On this latest trip, however, we noticed an additional feature that has only recently been added to the landscape: cell towers. Cruising along interstate highways, we saw these towers every few miles, always on a high hill or ridge. We can imagine the engineers who designed the placement of these towers driving along the same route, looking for elevated locations to build their towers, obviously to maximize cell coverage for passing travelers. 

The consistent pattern of the placement of these towers calls to mind the Old Testament phenomenon of God's people building altars on the high places of their land. There is something about hills and mountains jutting up into the sky that captures the human imagination. We feel closer to the divine when standing on a high place, above the routine toils of life that take place far below. 

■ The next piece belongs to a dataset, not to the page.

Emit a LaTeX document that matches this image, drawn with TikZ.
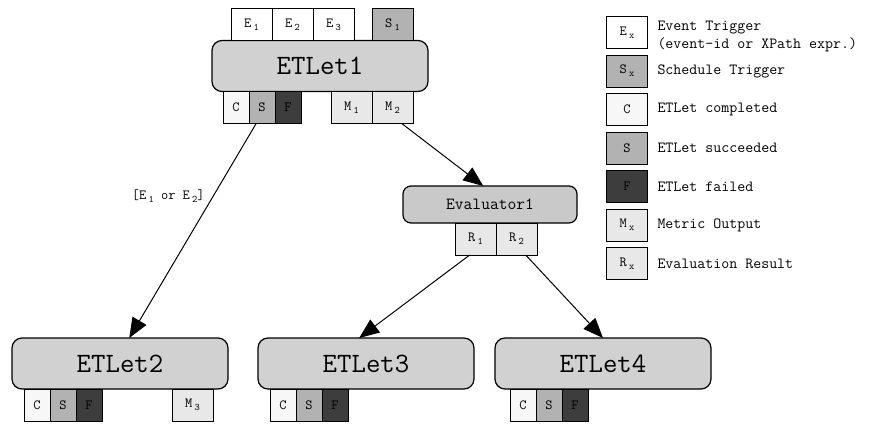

Of course, the problem with those high places of old was that they became centers of idolatry, replacing the worship of the spiritual God with the worship of carnal idols. The high places turned people away from God, and set them up for spiritual collapse. 

I am not equating cell towers with idolatry. But perhaps there is a useful metaphor here. Is it possible that we Americans have made technology our false god? In a very real sense, our electronic devices have replaced God as the primary source of guidance in our lives. We trust in our technical wizardry to save us, and will spare no expense to weave this technology into every corner of our lives. 

Someday the inadequacy of our digital high places to save us will be exposed, and we will be forced to face life--and the afterlife--without them. What then? 

Wisdom demands that we treat technology, not as a god, but as a tool in service to the true God, who alone can satisfy all the desires of our heart.